[Exercise aim]
Each line below is to be written out in full, exactly as shown.

[Supplied material]
···
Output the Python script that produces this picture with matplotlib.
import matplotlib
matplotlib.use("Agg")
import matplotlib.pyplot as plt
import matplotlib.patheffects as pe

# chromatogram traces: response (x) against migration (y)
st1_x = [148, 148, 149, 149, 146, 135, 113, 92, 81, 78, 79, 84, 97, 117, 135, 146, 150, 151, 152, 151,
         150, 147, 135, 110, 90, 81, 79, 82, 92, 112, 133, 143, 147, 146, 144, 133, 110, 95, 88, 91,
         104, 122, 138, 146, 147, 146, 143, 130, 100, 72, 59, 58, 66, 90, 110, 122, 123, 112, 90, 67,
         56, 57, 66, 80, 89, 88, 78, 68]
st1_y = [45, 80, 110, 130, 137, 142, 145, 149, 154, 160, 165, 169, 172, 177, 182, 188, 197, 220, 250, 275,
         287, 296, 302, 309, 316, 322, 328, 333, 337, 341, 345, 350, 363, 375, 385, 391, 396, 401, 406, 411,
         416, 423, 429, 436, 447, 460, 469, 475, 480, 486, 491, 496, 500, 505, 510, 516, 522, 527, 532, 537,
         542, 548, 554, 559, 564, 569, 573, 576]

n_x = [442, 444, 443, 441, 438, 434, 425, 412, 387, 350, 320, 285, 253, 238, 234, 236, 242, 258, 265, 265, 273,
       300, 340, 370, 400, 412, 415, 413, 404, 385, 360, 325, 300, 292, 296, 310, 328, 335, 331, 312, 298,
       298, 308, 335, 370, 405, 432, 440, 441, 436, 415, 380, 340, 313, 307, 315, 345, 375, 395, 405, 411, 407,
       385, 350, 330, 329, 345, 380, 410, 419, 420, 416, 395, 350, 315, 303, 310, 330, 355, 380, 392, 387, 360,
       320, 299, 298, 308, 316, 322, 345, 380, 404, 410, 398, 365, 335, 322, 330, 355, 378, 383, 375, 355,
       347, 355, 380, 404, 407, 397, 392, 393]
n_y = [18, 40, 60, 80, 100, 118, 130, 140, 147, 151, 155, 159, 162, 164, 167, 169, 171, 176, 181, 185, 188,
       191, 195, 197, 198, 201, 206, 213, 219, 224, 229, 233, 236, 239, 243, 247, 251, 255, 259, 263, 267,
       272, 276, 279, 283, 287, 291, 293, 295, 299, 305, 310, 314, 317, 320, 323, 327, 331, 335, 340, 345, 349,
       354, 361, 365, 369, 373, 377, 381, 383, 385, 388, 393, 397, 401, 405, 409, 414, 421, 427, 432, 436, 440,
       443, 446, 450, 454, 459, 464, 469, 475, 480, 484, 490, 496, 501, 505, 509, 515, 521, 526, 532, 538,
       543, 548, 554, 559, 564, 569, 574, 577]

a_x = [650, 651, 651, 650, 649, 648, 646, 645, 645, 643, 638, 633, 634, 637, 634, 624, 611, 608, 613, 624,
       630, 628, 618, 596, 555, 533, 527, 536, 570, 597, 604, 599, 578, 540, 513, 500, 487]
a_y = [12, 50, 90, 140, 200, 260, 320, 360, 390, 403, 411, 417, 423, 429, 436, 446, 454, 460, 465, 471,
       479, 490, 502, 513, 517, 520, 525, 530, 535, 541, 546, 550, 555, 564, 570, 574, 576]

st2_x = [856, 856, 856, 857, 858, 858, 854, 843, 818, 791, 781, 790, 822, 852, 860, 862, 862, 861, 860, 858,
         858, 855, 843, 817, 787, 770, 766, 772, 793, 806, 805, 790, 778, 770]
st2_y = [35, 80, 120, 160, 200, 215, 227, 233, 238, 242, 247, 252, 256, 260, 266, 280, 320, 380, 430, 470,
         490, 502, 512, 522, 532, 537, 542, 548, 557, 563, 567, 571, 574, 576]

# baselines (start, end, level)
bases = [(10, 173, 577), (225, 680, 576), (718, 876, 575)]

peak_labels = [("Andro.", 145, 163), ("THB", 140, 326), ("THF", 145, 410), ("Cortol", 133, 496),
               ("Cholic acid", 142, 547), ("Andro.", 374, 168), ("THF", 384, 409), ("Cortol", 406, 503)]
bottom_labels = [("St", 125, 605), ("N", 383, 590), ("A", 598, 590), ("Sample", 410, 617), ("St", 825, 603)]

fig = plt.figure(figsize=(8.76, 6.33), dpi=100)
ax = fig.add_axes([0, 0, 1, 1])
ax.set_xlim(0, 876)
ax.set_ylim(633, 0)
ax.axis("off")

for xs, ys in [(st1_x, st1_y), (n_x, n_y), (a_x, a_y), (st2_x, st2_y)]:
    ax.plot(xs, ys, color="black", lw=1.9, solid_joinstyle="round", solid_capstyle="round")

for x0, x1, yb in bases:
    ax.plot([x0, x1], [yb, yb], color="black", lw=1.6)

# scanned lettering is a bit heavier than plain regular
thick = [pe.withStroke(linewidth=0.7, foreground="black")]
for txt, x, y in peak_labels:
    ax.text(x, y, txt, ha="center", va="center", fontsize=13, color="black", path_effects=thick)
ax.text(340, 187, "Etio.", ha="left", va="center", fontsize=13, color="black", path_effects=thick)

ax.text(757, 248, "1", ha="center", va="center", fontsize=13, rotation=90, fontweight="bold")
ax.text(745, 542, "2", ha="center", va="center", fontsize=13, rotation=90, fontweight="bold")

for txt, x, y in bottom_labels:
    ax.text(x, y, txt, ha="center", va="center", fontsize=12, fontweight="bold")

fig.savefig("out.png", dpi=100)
···
[Answer below]
Output the Python script that produces this picture with matplotlib.
import matplotlib
matplotlib.use("Agg")
import matplotlib.pyplot as plt
import matplotlib.patheffects as pe

# chromatogram traces: response (x) against migration (y)
st1_x = [148, 148, 149, 149, 146, 135, 113, 92, 81, 78, 79, 84, 97, 117, 135, 146, 150, 151, 152, 151,
         150, 147, 135, 110, 90, 81, 79, 82, 92, 112, 133, 143, 147, 146, 144, 133, 110, 95, 88, 91,
         104, 122, 138, 146, 147, 146, 143, 130, 100, 72, 59, 58, 66, 90, 110, 122, 123, 112, 90, 67,
         56, 57, 66, 80, 89, 88, 78, 68]
st1_y = [45, 80, 110, 130, 137, 142, 145, 149, 154, 160, 165, 169, 172, 177, 182, 188, 197, 220, 250, 275,
         287, 296, 302, 309, 316, 322, 328, 333, 337, 341, 345, 350, 363, 375, 385, 391, 396, 401, 406, 411,
         416, 423, 429, 436, 447, 460, 469, 475, 480, 486, 491, 496, 500, 505, 510, 516, 522, 527, 532, 537,
         542, 548, 554, 559, 564, 569, 573, 576]

n_x = [442, 444, 443, 441, 438, 434, 425, 412, 387, 350, 320, 285, 253, 238, 234, 236, 242, 258, 265, 265, 273,
       300, 340, 370, 400, 412, 415, 413, 404, 385, 360, 325, 300, 292, 296, 310, 328, 335, 331, 312, 298,
       298, 308, 335, 370, 405, 432, 440, 441, 436, 415, 380, 340, 313, 307, 315, 345, 375, 395, 405, 411, 407,
       385, 350, 330, 329, 345, 380, 410, 419, 420, 416, 395, 350, 315, 303, 310, 330, 355, 380, 392, 387, 360,
       320, 299, 298, 308, 316, 322, 345, 380, 404, 410, 398, 365, 335, 322, 330, 355, 378, 383, 375, 355,
       347, 355, 380, 404, 407, 397, 392, 393]
n_y = [18, 40, 60, 80, 100, 118, 130, 140, 147, 151, 155, 159, 162, 164, 167, 169, 171, 176, 181, 185, 188,
       191, 195, 197, 198, 201, 206, 213, 219, 224, 229, 233, 236, 239, 243, 247, 251, 255, 259, 263, 267,
       272, 276, 279, 283, 287, 291, 293, 295, 299, 305, 310, 314, 317, 320, 323, 327, 331, 335, 340, 345, 349,
       354, 361, 365, 369, 373, 377, 381, 383, 385, 388, 393, 397, 401, 405, 409, 414, 421, 427, 432, 436, 440,
       443, 446, 450, 454, 459, 464, 469, 475, 480, 484, 490, 496, 501, 505, 509, 515, 521, 526, 532, 538,
       543, 548, 554, 559, 564, 569, 574, 577]

a_x = [650, 651, 651, 650, 649, 648, 646, 645, 645, 643, 638, 633, 634, 637, 634, 624, 611, 608, 613, 624,
       630, 628, 618, 596, 555, 533, 527, 536, 570, 597, 604, 599, 578, 540, 513, 500, 487]
a_y = [12, 50, 90, 140, 200, 260, 320, 360, 390, 403, 411, 417, 423, 429, 436, 446, 454, 460, 465, 471,
       479, 490, 502, 513, 517, 520, 525, 530, 535, 541, 546, 550, 555, 564, 570, 574, 576]

st2_x = [856, 856, 856, 857, 858, 858, 854, 843, 818, 791, 781, 790, 822, 852, 860, 862, 862, 861, 860, 858,
         858, 855, 843, 817, 787, 770, 766, 772, 793, 806, 805, 790, 778, 770]
st2_y = [35, 80, 120, 160, 200, 215, 227, 233, 238, 242, 247, 252, 256, 260, 266, 280, 320, 380, 430, 470,
         490, 502, 512, 522, 532, 537, 542, 548, 557, 563, 567, 571, 574, 576]

# baselines (start, end, level)
bases = [(10, 173, 577), (225, 680, 576), (718, 876, 575)]

peak_labels = [("Andro.", 145, 163), ("THB", 140, 326), ("THF", 145, 410), ("Cortol", 133, 496),
               ("Cholic acid", 142, 547), ("Andro.", 374, 168), ("THF", 384, 409), ("Cortol", 406, 503)]
bottom_labels = [("St", 125, 605), ("N", 383, 590), ("A", 598, 590), ("Sample", 410, 617), ("St", 825, 603)]

fig = plt.figure(figsize=(8.76, 6.33), dpi=100)
ax = fig.add_axes([0, 0, 1, 1])
ax.set_xlim(0, 876)
ax.set_ylim(633, 0)
ax.axis("off")

for xs, ys in [(st1_x, st1_y), (n_x, n_y), (a_x, a_y), (st2_x, st2_y)]:
    ax.plot(xs, ys, color="black", lw=1.9, solid_joinstyle="round", solid_capstyle="round")

for x0, x1, yb in bases:
    ax.plot([x0, x1], [yb, yb], color="black", lw=1.6)

# scanned lettering is a bit heavier than plain regular
thick = [pe.withStroke(linewidth=0.7, foreground="black")]
for txt, x, y in peak_labels:
    ax.text(x, y, txt, ha="center", va="center", fontsize=13, color="black", path_effects=thick)
ax.text(340, 187, "Etio.", ha="left", va="center", fontsize=13, color="black", path_effects=thick)

ax.text(757, 248, "1", ha="center", va="center", fontsize=13, rotation=90, fontweight="bold")
ax.text(745, 542, "2", ha="center", va="center", fontsize=13, rotation=90, fontweight="bold")

for txt, x, y in bottom_labels:
    ax.text(x, y, txt, ha="center", va="center", fontsize=12, fontweight="bold")

fig.savefig("out.png", dpi=100)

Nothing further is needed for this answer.